I choose to write only when I have strong emotional feelings and thoughts. That was what once my friend advise me when I asked about writing. But I can’t write as much as what I can feel which I regret all the time. However, I agree to write most of the time.
Yesterday night I was just pondering upon my life and it went so deep that I become sleepless. I remember dozing off once and awaken after about two hours. Which means I slept for only two hours (2:00am to 4:00am). Still I feel very alert and refresh to write this down at this hour. It is few minutes to morning dawn.
In my life…. Here it goes. I was always afraid about someone thinking bad about me and that was what keeps me motivating. An inspiration too. I tried my best to be good to everyone. Never wanted to hurt anyone and always compromised and resolved things hoping for the better tomorrow or the next. Despite this, I have failed. This was what made me sleepless.
Now I realized that I am no good to myself and others after trying unconditionally to be good at all times. Sometimes having intentional bad feelings or wrong doings may result better and happy ending. But that is what I am afraid of all the time. Whom to blame?
When trying to be more aware of oneself from broader perspective, I eventually has become self-ignorant. Perhaps, that’s the greatest failure again. That’s the reason why I am failing to maintain good intimate relationship; causing misunderstanding.
Misunderstanding in relationships is nothing based on evidences or proof. The underlying basis is rather on what one feels relating to trust. But people have common nature of looking for evidences and proof on blaming other.

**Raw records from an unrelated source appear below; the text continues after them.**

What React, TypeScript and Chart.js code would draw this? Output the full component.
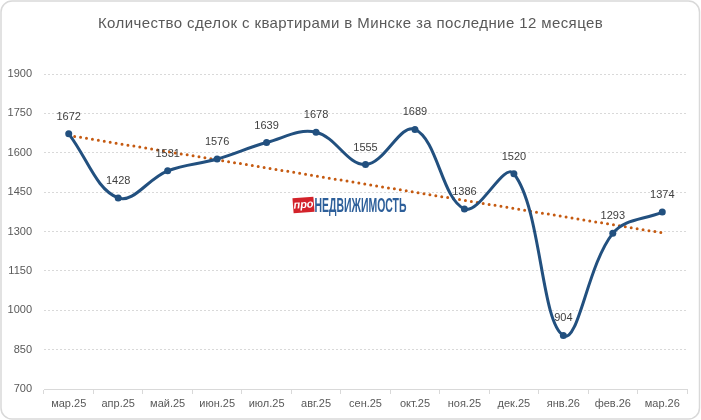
import React, { useEffect, useRef } from "react";
import { Chart, registerables } from "chart.js";

Chart.register(...registerables);

const TITLE = "Количество сделок с квартирами в Минске за последние 12 месяцев";
const months = ["мар.25", "апр.25", "май.25", "июн.25", "июл.25", "авг.25", "сен.25", "окт.25", "ноя.25", "дек.25", "янв.26", "фев.26", "мар.26"];
const deals = [1672, 1428, 1531, 1576, 1639, 1678, 1555, 1689, 1386, 1520, 904, 1293, 1374];
// linear trend line: read at first and last month
const trendStart = 1666;
const trendEnd = 1295;
const trend = months.map((_, i) => (i === 0 ? trendStart : i === months.length - 1 ? trendEnd : null));
const yMin = 700;
const yMax = 1900;
const yStep = 150;

const FONT = "'Liberation Sans', Arial, sans-serif";
const TEXT = "#595959";

const framePlugin = {
  id: "frame",
  beforeDraw(chart: any) {
    const { ctx, width, height } = chart;
    ctx.save();
    ctx.fillStyle = "#ffffff";
    ctx.fillRect(0, 0, width, height);
    ctx.strokeStyle = "#d9d9d9";
    ctx.lineWidth = 1.5;
    ctx.beginPath();
    ctx.roundRect(1, 1, width - 2.5, height - 2, 11);
    ctx.stroke();
    ctx.fillStyle = TEXT;
    ctx.font = `15px ${FONT}`;
    (ctx as any).letterSpacing = "0.4px";
    ctx.textAlign = "center";
    ctx.textBaseline = "middle";
    ctx.fillText(TITLE, width / 2, 24);
    ctx.restore();
  },
  beforeDatasetsDraw(chart: any) {
    const { ctx, chartArea } = chart;
    const cx = (chartArea.left + chartArea.right) / 2;
    const cy = chartArea.top + 131;
    ctx.save();
    // red badge "про"
    ctx.translate(cx - 62, cy);
    ctx.rotate(-0.08);
    ctx.fillStyle = "#d3222a";
    ctx.fillRect(-10.5, -7.5, 21, 15);
    ctx.fillStyle = "#ffffff";
    ctx.font = `italic bold 11px ${FONT}`;
    ctx.textAlign = "center";
    ctx.textBaseline = "middle";
    ctx.fillText("про", 0, 0);
    ctx.restore();
    ctx.save();
    ctx.font = `bold 20px 'Liberation Sans Narrow', ${FONT}`;
    const w = ctx.measureText("НЕДВИЖИМОСТЬ").width;
    ctx.translate(cx - 51, cy);
    ctx.scale(92 / w, 1);
    ctx.fillStyle = "#2d5f9a";
    ctx.textAlign = "left";
    ctx.textBaseline = "middle";
    ctx.fillText("НЕДВИЖИМОСТЬ", 0, 1);
    ctx.restore();
  },
  afterDatasetsDraw(chart: any) {
    const { ctx } = chart;
    const meta = chart.getDatasetMeta(0);
    ctx.save();
    ctx.fillStyle = "#404040";
    ctx.font = `11px ${FONT}`;
    ctx.textAlign = "center";
    ctx.textBaseline = "middle";
    meta.data.forEach((pt: any, i: number) => {
      ctx.fillText(String(deals[i]), pt.x, pt.y - 17);
    });
    ctx.restore();
  },
};

export default function App() {
  const ref = useRef<HTMLCanvasElement | null>(null);
  useEffect(() => {
    document.body.style.margin = "0";
    const chart = new Chart(ref.current as HTMLCanvasElement, {
      type: "line",
      data: {
        labels: months,
        datasets: [
          {
            data: deals,
            borderColor: "#22507f",
            backgroundColor: "#22507f",
            borderWidth: 3,
            tension: 0.38,
            pointRadius: 3.5,
            pointBorderWidth: 0,
            pointBackgroundColor: "#22507f",
          },
          {
            data: trend,
            spanGaps: true,
            borderColor: "#c55a11",
            borderWidth: 3,
            borderDash: [0, 6],
            borderCapStyle: "round",
            pointRadius: 0,
            tension: 0,
          },
        ],
      },
      options: {
        animation: false,
        responsive: false,
        events: [],
        layout: { padding: { top: 74, right: 14, bottom: 0, left: 0 } },
        plugins: { legend: { display: false }, tooltip: { enabled: false }, title: { display: false } },
        scales: {
          x: {
            offset: true,
            grid: { display: true, offset: true, drawOnChartArea: false, drawTicks: true, tickLength: 5, color: "#d9d9d9" },
            border: { display: true, color: "#d9d9d9", width: 1 },
            ticks: { color: TEXT, font: { family: FONT, size: 11 }, padding: 3, maxRotation: 0, autoSkip: false },
            afterFit: (s: any) => {
              s.height = 31;
            },
          },
          y: {
            min: yMin,
            max: yMax,
            ticks: {
              stepSize: yStep,
              color: TEXT,
              font: { family: FONT, size: 11 },
              padding: 12,
              callback: (v: any) => String(v),
            },
            grid: { color: "#d9d9d9", drawTicks: false, lineWidth: 1 },
            border: { display: false, dash: [2, 2] },
            afterFit: (s: any) => {
              s.width = 44;
            },
          },
        },
      },
      plugins: [framePlugin],
    });
    return () => chart.destroy();
  }, []);
  return (
    <div style={{ width: 701, height: 420 }}>
      <canvas ref={ref} width={701} height={420} style={{ display: "block" }} />
    </div>
  );
}
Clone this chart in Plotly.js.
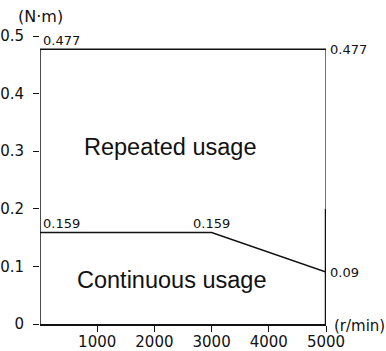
<!DOCTYPE html>
<html><head><meta charset="utf-8">
<script src="https://cdn.plot.ly/plotly-3.0.1.min.js"></script>
<style>html,body{margin:0;padding:0;background:#fff}#chart{width:386px;height:351px}</style>
</head><body><div id="chart"></div>
<script>
// Data
const speed = [0, 3000, 5000];               // r/min
const continuousTorque = [0.159, 0.159, 0.09]; // N·m
const repeatedSpeed = [0, 5000];
const repeatedTorque = [0.477, 0.477];
const xTicks = [1000, 2000, 3000, 4000, 5000];
const yTicks = [0, 0.1, 0.2, 0.3, 0.4, 0.5];
const yTickText = ['0', '0.1', '0.2', '0.3', '0.4', '0.5'];

const black = '#111';
const dv = 'DejaVu Sans, sans-serif';
const lb = 'Liberation Sans, Arial, sans-serif';
const traces = [
  {x: speed, y: continuousTorque, mode: 'lines', line: {color: black, width: 1.5}, hoverinfo: 'skip'},
  {x: repeatedSpeed, y: repeatedTorque, mode: 'lines', line: {color: black, width: 1.5}, hoverinfo: 'skip'},
  // left boundary
  {x: [0, 0], y: [0, repeatedTorque[0]], mode: 'lines', line: {color: black, width: 1.5}, hoverinfo: 'skip'},
  // right boundary (upper thin, lower thick)
  {x: [5000, 5000], y: [repeatedTorque[1], 0.2], mode: 'lines', line: {color: black, width: 1.2}, hoverinfo: 'skip'},
  {x: [5000, 5000], y: [0.2, 0], mode: 'lines', line: {color: black, width: 2.5}, hoverinfo: 'skip'}
];

const lab = {family: dv, size: 13, color: black};
const big = {family: lb, size: 23.5, color: black};
const annotations = [
  {x: 0, y: repeatedTorque[0], text: '0.477', xanchor: 'left', yanchor: 'bottom', xshift: 1, yshift: -1, showarrow: false, font: lab},
  {x: 5000, y: repeatedTorque[1], text: '0.477', xanchor: 'left', yanchor: 'middle', xshift: 2, showarrow: false, font: lab},
  {x: 0, y: continuousTorque[0], text: '0.159', xanchor: 'left', yanchor: 'bottom', xshift: 1, yshift: -1, showarrow: false, font: lab},
  {x: 3000, y: continuousTorque[1], text: '0.159', xanchor: 'center', yanchor: 'bottom', xshift: 0, yshift: -1, showarrow: false, font: lab},
  {x: 5000, y: continuousTorque[2], text: '0.09', xanchor: 'left', yanchor: 'middle', xshift: 2, showarrow: false, font: lab},
  {x: 2277, y: 0.307, text: 'Repeated usage', xanchor: 'center', yanchor: 'middle', showarrow: false, font: big},
  {x: 2295, y: 0.076, text: 'Continuous usage', xanchor: 'center', yanchor: 'middle', showarrow: false, font: big},
  {xref: 'paper', yref: 'paper', x: 0, y: 1.0, text: '(N·m)', xanchor: 'center', yanchor: 'middle', yshift: 20, showarrow: false, font: {family: dv, size: 16, color: black}},
  {xref: 'paper', yref: 'paper', x: 1.0, y: 0, text: '(r/min)', xanchor: 'left', yanchor: 'middle', xshift: 6, yshift: -2, showarrow: false, font: {family: dv, size: 15, color: black}}
];

const layout = {
  width: 386, height: 351,
  margin: {l: 39.5, r: 60, t: 35.5, b: 27, pad: 0},
  paper_bgcolor: '#fff', plot_bgcolor: '#fff',
  showlegend: false,
  font: {family: dv, size: 15, color: black},
  xaxis: {
    range: [0, 5000], tickvals: xTicks, ticktext: xTicks.map(String),
    ticks: 'outside', ticklen: 6, tickcolor: black, tickwidth: 1,
    showline: true, linecolor: black, linewidth: 1.5, showgrid: false, zeroline: false,
    tickfont: {family: dv, size: 15, color: black}, ticklabelstandoff: -3
  },
  yaxis: {
    range: [0, 0.5], tickvals: yTicks, ticktext: yTickText,
    ticks: 'outside', ticklen: 6, tickcolor: black, tickwidth: 1,
    showline: false, showgrid: false, zeroline: false,
    tickfont: {family: dv, size: 15, color: black}, ticklabelstandoff: 6
  },
  annotations: annotations
};

Plotly.newPlot('chart', traces, layout, {staticPlot: true, displayModeBar: false});
</script></body></html>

I feel hopeless from my ordinary perspective and expectations in life at personal level. I have failed several times, often intensely through the journey of my life. lessons learned from many and few ignored. But this time it’s my complete failure leading to generate hatred and blame on unintentional ground. The undeniable fact is that the effect of diminishing or loss of trust upon expecting the unexpected.
Buddhist philosophies talks about contemplating on impermanence and suffering nature of Samsara upon experiencing the above situations. But it didn’t last long for me. True nature of being mundane is to expect the perfect. If not to completely avoid the worst. Can’t simply accept the fault.
I believe I have never fail to look upon the sacrifices of my parents. I never did. In fact, I happened to agree my relationship engagement upon them. This may be another failure narrowed upon my thoughts during that time. Because, I was afraid that if otherwise may lead to disobey them and that would be the worst I ever would reward them for their life-long sacrifices. But I don’t mean to say I am totally correct.
I don’t keep things inside because I am afraid that someday I might squeeze it out and I am afraid that I will have to carry unsolved doubts throughout life. I try to live an open life.
Above all, it wasn't intended or mean to depict or display good things about me or my complete failure but rather to say that what I assume as good may mean opposite to others and the failure I am experiencing may be another lessons. I don’t want to correct it now or I don’t want to change myself now.
Waiting for perfect time for total contemplation and that would be the best solutions to the epitome of life’s upheaval.
Totally blushed upon concluding this piece of writing and it’s already 7:30am now. I need to prepare for college and wish good day to all. Total waste of time some may think…… however, I am trying to write whatever it may be but random thoughts to keep me reminding.